Monday, November 16, 2015

Tributes to My Teachers:
Eleanor Spiers, 7th Grade English

Eleanor Spiers at Spalding Drive Elementary school in Fulton County, north of Atlanta, seems more remarkable to me every year that I teach seventh grade myself. 

We had no books, not even workbooks, only a classroom set of very dull grammar exercises. We sat in neat rows. We met her class just before lunch, just after a class called "Spelling" where my classmates mercilessly reduced the soft-spoken spelling teacher to tears by interrupting and ridiculing her. (I didn't -- that class was agony for me.) But then we'd file across the hall to Mrs. Spiers, who never raised her voice, never punished anyone, and never had to. We never interrupted. We never misbehaved. 

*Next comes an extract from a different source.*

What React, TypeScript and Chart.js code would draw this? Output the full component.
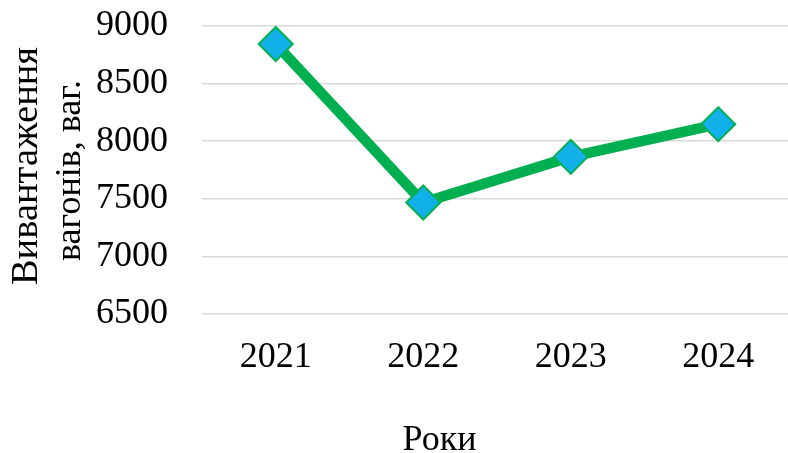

How did she do it? That's a mystery to me even today. A student once paid me the compliment, "You're strict, but it doesn't feel like it." That's how it felt with Mrs. Spears, and she was much more successful at that than I've ever been.

[Photo:  While we had no class text to read, Mrs. Spiers did show us Encyclopedia Brittanica's short film of Shirley Jackson's "The Lottery." The discussion that followed taught me how to test theories with citations of evidence from the story itself.  I now show the same film to my classes.]


What she taught was, I'm afraid, superfluous. My verbs had agreed since third grade, and I'd used commas and quotes correctly since fourth grade at least. From her I learned easily to diagram sentences, and never have found any use for doing so. 

What she did for her students, however, was to encourage what was good in our writing. It's the same technique that Dr. Sclater would use to teach me music composition (read more). From time to time, we would take a break from grammar exercises, and she would have us write stories that we could read aloud to the class. 

My first story was, I'm afraid, more sermon than story. It told of a boy who wanders off alone in a public place and gets in trouble with delinquents. He escapes, barely, and concludes that he has learned his lesson. She praised it to the class as a prime example of "dry humor."   I had no idea what she was talking about. She explained, "The story seems to be serious, but that's what's funny. It makes fun of that kind of preachy story that tries to teach children a lesson." 

She was wrong (or, as I think now, she was pretending to be wrong). I truly had taken my preachy story seriously. But I tried from then on to live up to her opinion of my work.